Well I often hear from fellow femoids
If your a femoid, why are you posting in this thread? If you are a man, you should rarely listen to what foids say on dating advice. If you want to be in a relationship with a woman. be up front about it, and accept the outcome either way. Don't try to "work" your way to her liking you. If she can't see herself fucking you in the first minute of meeting you, she'll never will. That's how they work.
 
If your a femoid, why are you posting in this thread?
Sorry, retarded use of English. I meant "fellow" as in "friends" not "same-sex".
If you are a man, you should rarely listen to what foids say on dating advice. If you want to be in a relationship with a woman. be up front about it, and accept the outcome either way. Don't try to "work" your way to her liking you. If she can't see herself fucking you in the first minute of meeting you, she'll never will. That's how they work.

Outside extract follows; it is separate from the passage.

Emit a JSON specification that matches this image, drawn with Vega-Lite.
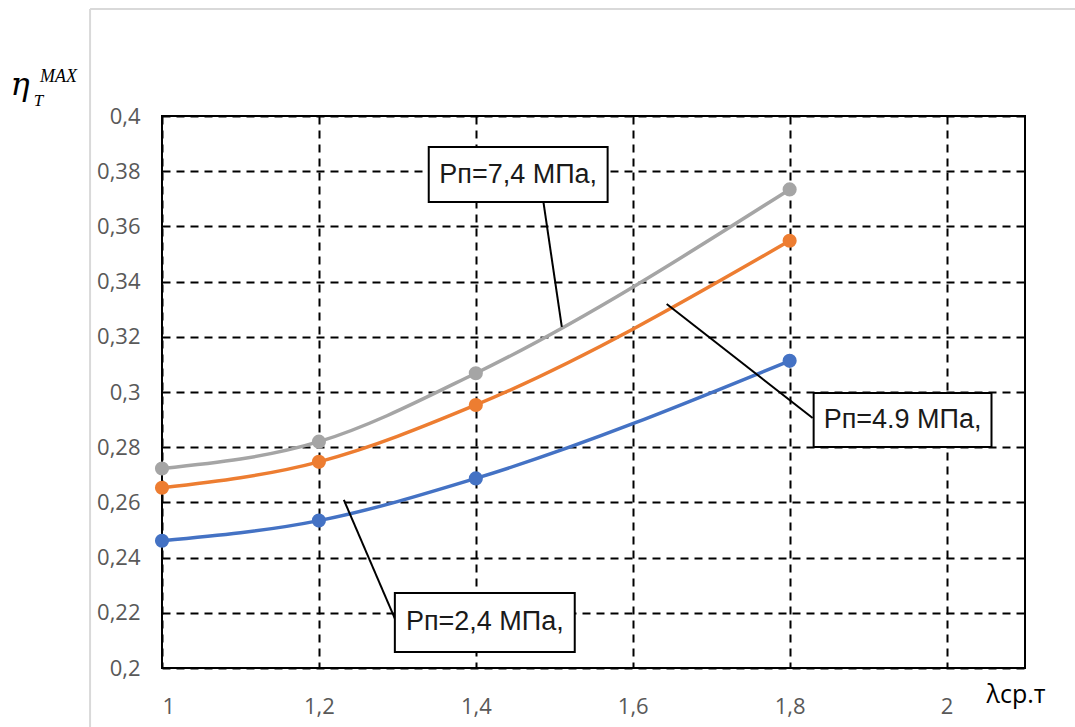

Then why we have dudes giving into all kinds of advice? Not exclusively from women but from other men who seem to try and scheme out all kinds of conversational tactics and what not? Because me myself I can't trust these and would rather go straight to the point.
 
Then why we have dudes giving into all kinds of advice? Not exclusively from women but from other men who seem to try and scheme out all kinds of conversational tactics and what not? Because me myself I can't trust these and would rather go straight to the point.
People (both men and women) want love, and when you want something really bad, you're willing to do anything to get it. Some guys just fear their crush will reject them, and will avoid directness as an attempt to avoid that rejection. You got to accept sometimes good people give terrible advice.